Most cats brought to Caddo Parish Animal Services won't ever leave. Chances are they'll be put down. This year more that 76% of the cats brought in to Caddo's Animal Services have been euthanized. That figure is near 100% for feral cats.

Rather than putting down all of those cats. Reed Ebarb of Shreveport-Bossier Animal Rescue has another solution to get the euthanasia rate down, targeted spay and neuter, along with trap-neuter-return for feral cats.

Spartanburg, South Carolina is similar in demographics to Caddo Parish, but they have been practicing T-N-R for about a year and a half and have gotten their euthanasia rate to almost zero.

But not just lives saved, according to Spartanburg's Animal Services Director Major Steve Lamb, T-N-R has actually saved the city money. "We just thought that if we had real, true, managed T-N-R colonies, that it would cut down on the number of calls we had, the number of times we had to respond, the amount of gas we were using, wear and tear on vehicles."

The city spent about a year tracking neighborhoods where cat complaints were made, and also where they had worked to T-N-R feral colonies.
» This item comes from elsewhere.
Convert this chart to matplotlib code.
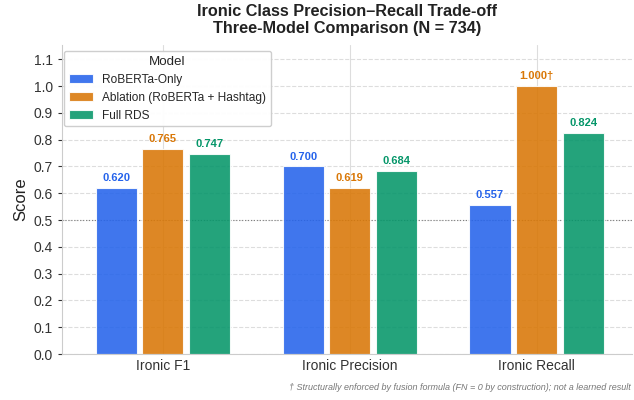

After just a year and a half of trap-neuter-return, things in Spartanburg have changed. Lamb elaborated, "We mapped all of our cat complaint calls, and then we overlaid all of our colonies. There were no complaint calls anywhere near any of the colonies that we had."

Technically in Caddo Parish, trap-neuter-return isn't legal because it's considered abandoning an animal. That’s exactly how it is in Spartanburg too, but animal control worked with the city to get a test ordinance to try out T-N-R. That's something that is technically possible in Caddo Parish as well.

Because now, when it comes to feral cats, Spartanburg, not Shreveport, is the next great city of the South.